Net-zero aerospace targets [1,2] have been a dramatic engineering driver to 
increased combustion and turbine entry temperatures in gas turbine systems with 
kerosene and next-generation hydrogen combustors. In turbine and combustion 
systems within gas turbines, near-wall jet flows are present in a range of 
cooling applications. Accurately modelling near-wall jets flows in Computational 
Fluid Dynamics (CFD) is important in understanding the performance and lifetime 
of turbine and combustor components where Han et al. [3] report that a 2% error 
in predicted metal temperature can halve the component lifetime. However, 
current Reynolds-Averaged Navier-Stokes (RANS) turbulence models provide large 
uncertainties in the adiabatic wall temperature. 

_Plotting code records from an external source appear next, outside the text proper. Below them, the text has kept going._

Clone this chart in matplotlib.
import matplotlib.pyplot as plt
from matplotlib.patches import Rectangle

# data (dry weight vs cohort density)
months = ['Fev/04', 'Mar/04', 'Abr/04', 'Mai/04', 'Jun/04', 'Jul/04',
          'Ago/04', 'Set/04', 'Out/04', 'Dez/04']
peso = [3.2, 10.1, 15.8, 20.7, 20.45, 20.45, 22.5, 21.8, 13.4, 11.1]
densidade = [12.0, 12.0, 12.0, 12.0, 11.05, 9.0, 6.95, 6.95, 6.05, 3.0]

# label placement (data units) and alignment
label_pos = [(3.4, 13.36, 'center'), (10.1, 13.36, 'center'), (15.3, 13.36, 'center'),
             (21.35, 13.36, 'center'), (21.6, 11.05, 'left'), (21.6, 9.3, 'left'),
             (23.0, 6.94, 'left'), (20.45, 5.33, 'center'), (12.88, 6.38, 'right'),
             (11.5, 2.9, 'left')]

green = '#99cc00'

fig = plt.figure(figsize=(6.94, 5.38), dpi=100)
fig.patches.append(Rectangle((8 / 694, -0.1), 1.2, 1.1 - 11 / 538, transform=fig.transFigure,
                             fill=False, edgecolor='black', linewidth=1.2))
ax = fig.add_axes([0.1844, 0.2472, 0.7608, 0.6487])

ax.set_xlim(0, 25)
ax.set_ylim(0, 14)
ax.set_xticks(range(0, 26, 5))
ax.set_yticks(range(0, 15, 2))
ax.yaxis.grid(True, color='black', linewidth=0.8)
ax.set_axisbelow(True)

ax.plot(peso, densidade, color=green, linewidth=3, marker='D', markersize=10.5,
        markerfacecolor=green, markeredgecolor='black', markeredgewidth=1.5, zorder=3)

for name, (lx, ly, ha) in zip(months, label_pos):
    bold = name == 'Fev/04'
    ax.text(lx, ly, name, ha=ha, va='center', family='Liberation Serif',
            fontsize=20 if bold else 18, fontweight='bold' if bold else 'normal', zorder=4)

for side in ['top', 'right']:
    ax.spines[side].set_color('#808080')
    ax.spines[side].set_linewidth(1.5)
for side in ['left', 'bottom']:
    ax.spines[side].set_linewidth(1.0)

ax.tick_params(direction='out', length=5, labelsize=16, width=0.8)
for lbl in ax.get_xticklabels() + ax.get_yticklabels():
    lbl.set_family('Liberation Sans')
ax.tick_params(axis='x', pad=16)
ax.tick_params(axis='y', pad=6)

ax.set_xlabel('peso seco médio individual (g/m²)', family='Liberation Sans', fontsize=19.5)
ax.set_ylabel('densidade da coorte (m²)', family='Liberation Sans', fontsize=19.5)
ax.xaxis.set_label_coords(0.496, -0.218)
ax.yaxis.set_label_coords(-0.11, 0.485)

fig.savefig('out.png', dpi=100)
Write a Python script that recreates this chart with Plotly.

Physics-Informed Machine Learning (PIML) [4] combines machine learning 
algorithms with the physical equations for the modelled phenomena. In RANS 
applications PIML can be used to train functional models of turbulent closures 
using training data from high-fidelity LES data and sparse experimental 
datasets. The incorporation of both high-fidelity computational data with 
experimental data is a novel area of interest and should be investigated and 
incorporated into the model. In addition, the PhD project should investigate 
interpretability methods of deep machine learning methods. The PhD aims to 
produce understandable machine-learnt turbulence models that provide improved 
predictive accuracy at low cost to a range of near-wall jet cases applicable to 
the gas-turbine industry. Furthermore, the PhD will provide a PIML strategy that 
can be extended to other engineering applications.

The results of this PhD will be disseminated at conferences and high-quality 
journals. Suitable journals include the Journal of Fluid Mechanics, Physics of 
Fluids, Journal of Computational Physics, Computers and Fluids and the 
International Journal of Heat and Mass Transfer. This project and its aims align 
with the research output and key areas of growth in the Mechanical and Aerospace 
Systems (MAS) research group while encouraging local collaboration between the 
Faculty of Engineering and Computer Science.

The selected PhD candidate will be expected to undertake training in the use of 
OpenFOAM, an open-source CFD suite, alongside C++ and Python languages. 
Additionally, machine learning training will be advised. These skills are both 
necessary for the project but also provide an important set of professional 
skills for their future career. 

[1] UK Department for Transport. Jet Zero strategy: our approach for achieving 
net zero aviation by 2050. [Government of the United Kingdom], (2022, July 19). 
Retrieved from 
https://assets.publishing.service.gov.uk/government/uploads/system/uploads/attac
hment_data/file/1095952/jet-zero-strategy.pdf
[2] European Commission, Directorate-General for Mobility and Transport, 
Directorate-General for Research and Innovation, Flightpath 2050 : Europe’s 
vision for aviation : maintaining global leadership and serving society’s needs. 
Publications Office, (2011). Available from: doi/10.2777/50266.
[3] Han, J.C., Dutta, S. and Ekkad, S., Gas turbine heat transfer and cooling 
technology, CRC press, (2012)
[4] Karniadakis, G.E., Kevrekidis, I.G., Lu, L. et al. Physics-informed machine 
learning. Nat Rev Phys 3, 422–440 (2021).